13. The gas cooler assembly of claim 12, wherein the at least one evaporator comprises a plurality of evaporators arranged in series.

14. A method of operating a transcritical refrigeration gas cooler assembly to recover energy from excess heat, the method comprising:

receiving a carbon dioxide (CO₂) refrigerant at a first refrigerant temperature at an inlet of at least one gas cooler-condenser of the gas cooler assembly;

flowing an external airflow through the gas cooler assembly;

rejecting heat from the CO₂refrigerant within the at least one gas cooler-condenser to the external airflow to increase an air temperature of the external airflow; and

rejecting heat from the external airflow to the CO₂refrigerant within at least one evaporator to increase a temperature of the CO₂refrigerant within the evaporator.

15. The method of claim 14, wherein the first refrigerant temperature ranges from 88° F. to 300° F.

16. The method of claim 14, wherein flowing the external airflow through the gas cooler assembly comprises: operating at least one fan of the gas cooler assembly to draw the external airflow serially across the at least one gas cooler-condenser and the at least one evaporator.

17. The method of claim 16 and further comprising: drawing the external airflow across at least one adiabatic precooler, and operating the adiabatic precooler above a threshold condition of the external airflow.

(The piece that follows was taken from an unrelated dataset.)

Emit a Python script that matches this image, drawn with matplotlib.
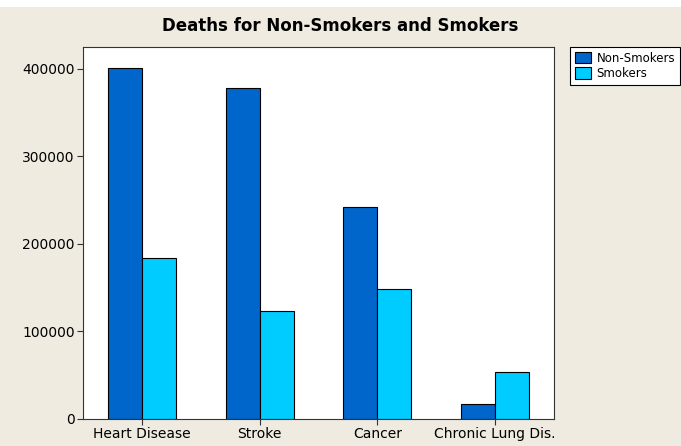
import matplotlib
matplotlib.use('Agg')
import matplotlib.pyplot as plt
import numpy as np
from matplotlib.patches import Rectangle

categories = ["Heart Disease", "Stroke", "Cancer", "Chronic Lung Dis."]
non_smokers = [401000, 378500, 242000, 17000]
smokers = [184500, 123500, 149000, 54000]
series_names = ["Non-Smokers", "Smokers"]
yticks = [0, 100000, 200000, 300000, 400000]

bg = '#EFEBE1'
c_non = '#0066CC'
c_smk = '#00CCFF'

fig = plt.figure(figsize=(6.81, 4.46), dpi=100, facecolor=bg)
# white strip at the very top (cropped page)
fig.patches.append(Rectangle((0, 1 - 7 / 446), 1, 7 / 446, transform=fig.transFigure,
                             facecolor='white', edgecolor='none', zorder=0))

ax = fig.add_axes([83 / 681, 1 - 419 / 446, (554 - 83) / 681, (419 - 47) / 446])
ax.set_facecolor('white')

x = np.arange(len(categories))
w = 0.288
b1 = ax.bar(x - w / 2, non_smokers, w, color=c_non, edgecolor='black', linewidth=0.8,
            label=series_names[0])
b2 = ax.bar(x + w / 2, smokers, w, color=c_smk, edgecolor='black', linewidth=0.8,
            label=series_names[1])

ax.set_xlim(-0.5, 3.5)
ax.set_ylim(0, 425000)
ax.set_xticks(x)
ax.set_xticklabels(categories, fontsize=10)
ax.set_yticks(yticks)
ax.set_yticklabels([str(v) for v in yticks], fontsize=10)
ax.tick_params(direction='out', length=4, width=0.8, color='#333333', pad=2)
for s in ax.spines.values():
    s.set_color('#333333')
    s.set_linewidth(0.8)

fig.text(0.5, 1 - 31 / 446, "Deaths for Non-Smokers and Smokers", ha='center', va='baseline',
         fontsize=12, fontweight='bold')

leg = fig.legend(handles=[b1, b2], labels=series_names, loc='upper left',
                 bbox_to_anchor=(570 / 681, 1 - 47 / 446), fontsize=8.5,
                 fancybox=False, framealpha=1, edgecolor='black', handlelength=1.4,
                 handleheight=1.1, handletextpad=0.45, borderpad=0.4, labelspacing=0.18,
                 borderaxespad=0)
leg.get_frame().set_linewidth(0.8)

fig.savefig('out.png', dpi=100, facecolor=bg)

18. The method of claim 14, wherein rejecting heat from the CO₂refrigerant within the at least one gas cooler-condenser to the external airflow generates a microclimate downstream of the at least one gas cooler-condenser and upstream of the at least one evaporator, relative to a direction of the external airflow.

19. The method of claim 18 and further comprising: preventing frost accumulation on the at least one evaporator using the microclimate when a temperature of the microclimate is at least 32° F.

20. The method of claim 18 and further comprising: bypassing the at least one cooler condenser when a temperature of the microclimate exceeds an upper threshold.